╭──
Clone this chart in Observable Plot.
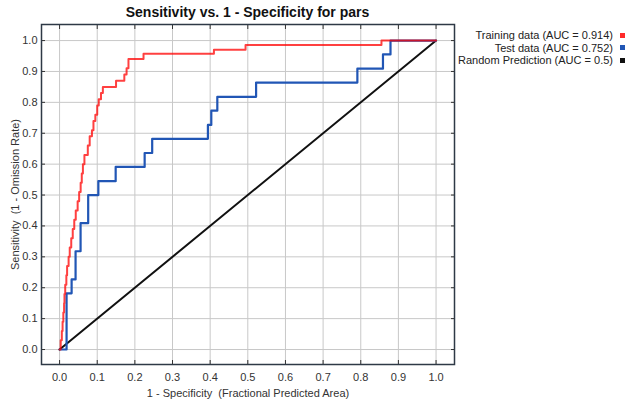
<!DOCTYPE html>
<html><head><meta charset="utf-8">
<script src="https://cdn.jsdelivr.net/npm/d3@7"></script>
<script src="https://cdn.jsdelivr.net/npm/@observablehq/plot@0.6"></script>
<style>
body{margin:0;background:#fff;}
#wrap{position:relative;width:635px;height:402px;font-family:"Liberation Sans",Arial,sans-serif;}
#title{position:absolute;left:41px;width:413px;top:4px;text-align:center;font-family:"Liberation Sans Narrow","Liberation Sans",Arial,sans-serif;font-weight:bold;font-size:14px;color:#111;white-space:nowrap;}
#legend{position:absolute;right:10px;top:29px;font-size:11px;color:#222;text-align:right;line-height:12.5px;white-space:nowrap;}
.sw{display:inline-block;width:5px;height:5px;margin-left:7px;vertical-align:middle;position:relative;top:-1px}
#chart{position:absolute;left:0;top:0}
</style></head>
<body><div id="wrap"><div id="chart"></div><div id="title">Sensitivity vs. 1 - Specificity for pars</div><div id="legend"></div></div>
<script>
// Training data ROC (fraction predicted area vs sensitivity), step corners
const trainFpr = [0, 0.003, 0.006, 0.008, 0.010, 0.012, 0.013, 0.015, 0.018, 0.020, 0.024, 0.027, 0.031, 0.035, 0.039, 0.043, 0.048, 0.052, 0.056, 0.059, 0.062, 0.066, 0.075, 0.080, 0.086, 0.090, 0.095, 0.100, 0.104, 0.110, 0.115, 0.150, 0.172, 0.178, 0.183, 0.223, 0.410, 0.494, 0.855, 1.0];
const trainTpr = [0, 0.03, 0.06, 0.09, 0.12, 0.15, 0.18, 0.21, 0.24, 0.27, 0.30, 0.33, 0.36, 0.39, 0.42, 0.45, 0.48, 0.51, 0.54, 0.57, 0.60, 0.63, 0.66, 0.69, 0.71, 0.74, 0.76, 0.79, 0.81, 0.83, 0.85, 0.87, 0.89, 0.91, 0.94, 0.957, 0.970, 0.986, 1.0, 1.0];
// Test data ROC
const testFpr = [0, 0.0186, 0.032, 0.0425, 0.0558, 0.076, 0.103, 0.149, 0.226, 0.246, 0.394, 0.403, 0.419, 0.522, 0.791, 0.859, 0.879, 1.0];
const testTpr = [0, 0.182, 0.227, 0.318, 0.409, 0.500, 0.545, 0.591, 0.636, 0.682, 0.727, 0.773, 0.818, 0.864, 0.909, 0.955, 1.0, 1.0];
// Random prediction
const randFpr = [0, 1];
const randTpr = [0, 1];
// Legend
const seriesNames = ["Training data", "Test data", "Random Prediction"];
const aucValues = ["0.914", "0.752", "0.5"];
const seriesColors = ["#ff2a2a", "#2156b5", "#111111"];
// Tick values
const tickValues = [0, 0.1, 0.2, 0.3, 0.4, 0.5, 0.6, 0.7, 0.8, 0.9, 1.0];

const train = trainFpr.map((x, i) => ({x, y: trainTpr[i]}));
const test = testFpr.map((x, i) => ({x, y: testTpr[i]}));
const rand = randFpr.map((x, i) => ({x, y: randTpr[i]}));
const fmt = d3.format(".1f");

const chart = Plot.plot({
  width: 635, height: 402,
  marginLeft: 41, marginRight: 181, marginTop: 24, marginBottom: 38,
  x: {domain: [-0.048, 1.049], label: null},
  y: {domain: [-0.0485, 1.052], label: null},
  style: {fontFamily: '"Liberation Sans", Arial, sans-serif', fontSize: "11px", color: "#333", background: "white"},
  marks: [
    Plot.gridX(tickValues, {stroke: "#c8c8c8", strokeOpacity: 1}),
    Plot.gridY(tickValues, {stroke: "#c8c8c8", strokeOpacity: 1}),
    Plot.line(rand, {x: "x", y: "y", stroke: "#111", strokeWidth: 2}),
    Plot.line(test, {x: "x", y: "y", curve: "step-after", stroke: "#2156b5", strokeWidth: 2.2}),
    Plot.line(train, {x: "x", y: "y", curve: "step-after", stroke: "#ff0000", strokeOpacity: 0.75, strokeWidth: 2}),
    Plot.axisX(tickValues, {anchor: "bottom", tickSize: -4, tickFormat: () => "", label: null, stroke: "#333"}),
    Plot.axisX(tickValues, {anchor: "top", tickSize: -4, tickFormat: () => "", label: null, stroke: "#333"}),
    Plot.axisY(tickValues, {anchor: "left", tickSize: -4, tickFormat: () => "", label: null, stroke: "#333"}),
    Plot.axisY(tickValues, {anchor: "right", tickSize: -4, tickFormat: () => "", label: null, stroke: "#333"}),
    Plot.axisX(tickValues, {anchor: "bottom", tickSize: 0, tickPadding: 9, tickFormat: fmt, label: "1 - Specificity  (Fractional Predicted Area)", labelAnchor: "center", labelOffset: 32, labelArrow: "none"}),
    Plot.axisY(tickValues, {anchor: "left", tickSize: 0, tickPadding: 4, tickFormat: fmt, label: "Sensitivity  (1 - Omission Rate)", labelAnchor: "center", labelOffset: 30, labelArrow: "none"}),
    Plot.frame({stroke: "#2e3946", strokeWidth: 1.5})
  ]
});
document.getElementById("chart").appendChild(chart);

const legend = document.getElementById("legend");
seriesNames.forEach((n, i) => {
  const row = document.createElement("div");
  row.textContent = `${n} (AUC = ${aucValues[i]})`;
  const sw = document.createElement("span");
  sw.className = "sw";
  sw.style.background = seriesColors[i];
  row.appendChild(sw);
  legend.appendChild(row);
});
</script>
</body></html>
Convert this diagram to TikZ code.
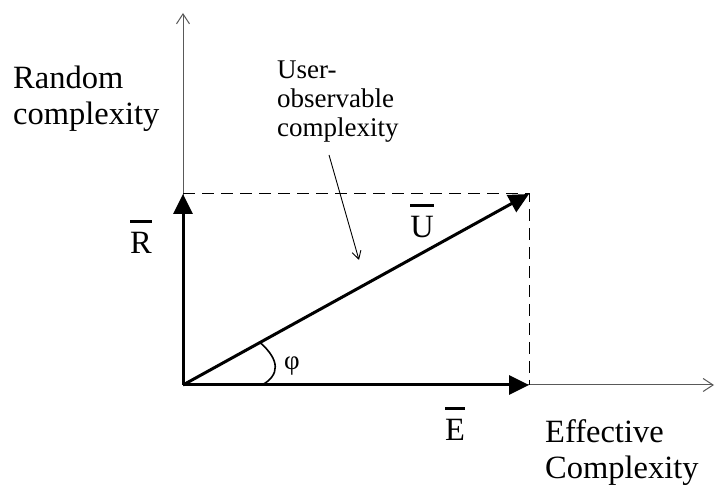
\documentclass[tikz,border=0pt]{standalone}
\usepackage{fontspec}
\setmainfont{Liberation Serif}
\usetikzlibrary{arrows.meta}
\newsavebox\vbarbox
\newcommand\vbar[1]{\sbox\vbarbox{#1}\rlap{\rule[0.95em]{\wd\vbarbox}{3pt}}\usebox\vbarbox}

\begin{document}
\begin{tikzpicture}[x=1pt,y=1pt,
  axis/.style={draw=black!65,line width=1pt,-{Straight Barb[length=10pt,width=13pt]}},
  vec/.style={line width=3pt,-{Triangle[length=20pt,width=19pt]}},
  guide/.style={line width=1pt,dash pattern=on 12pt off 7pt},
  pointer/.style={line width=0.9pt,-{Straight Barb[length=8pt,width=9pt]}},
  bigtxt/.style={font=\fontsize{32.5}{36}\selectfont,inner sep=0pt,align=left},
  smalltxt/.style={font=\fontsize{27}{29}\selectfont,inner sep=0pt,align=left}]
\useasboundingbox (0,0) rectangle (715,489);
\coordinate (O) at (183,104);
\coordinate (ytip) at (183,476);
\coordinate (xtip) at (714,104);
\coordinate (R) at (183,295);
\coordinate (E) at (529,104);
\coordinate (U) at (529,295);
% axes
\draw[axis] (O) -- (ytip);
\draw[axis] (O) -- (xtip);
% projection lines
\draw[guide] (R) -- (U) -- (E);
% vectors
\draw[vec] (O) -- (R);
\draw[vec] (O) -- (E);
\draw[vec] (O) -- (U);
% angle
\coordinate (phiE) at (262,104);
\coordinate (phiU) at (260,146.5);
\draw[line width=1.6pt] (phiE) .. controls (280,114) and (280,129) .. (phiU);
\node[smalltxt] (phi) at (292,123) {φ};
% labels (base = last line)
\node[bigtxt,anchor=base west] (rc) at (13,364) {Random\\complexity};
\node[bigtxt,anchor=base west] (ec) at (545,10) {Effective\\Complexity};
\node[smalltxt,anchor=base west] (uoc) at (277,352) {User-\\observable\\complexity};
\node[bigtxt,anchor=base] (Rl) at (141,235) {\vbar{R}};
\node[bigtxt,anchor=base] (Ul) at (422,251) {\vbar{U}};
\node[bigtxt,anchor=base] (El) at (455,48) {\vbar{E}};
% pointer to U
\coordinate (ptail) at (329,334);
\coordinate (phead) at (359,229);
\draw[pointer] (ptail) -- (phead);
\end{tikzpicture}
\end{document}
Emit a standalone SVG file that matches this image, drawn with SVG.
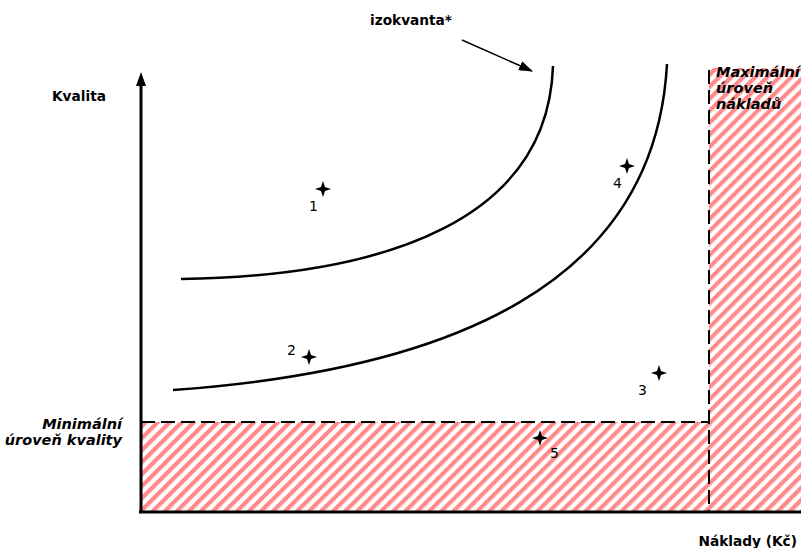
╰──
### [What this task involves]
Find the string "standalone" in the entries above and return each line that holds it.

### [Task output]
\documentclass[tikz,border=0pt]{standalone}
Emit a standalone SVG file that matches this image, drawn with SVG.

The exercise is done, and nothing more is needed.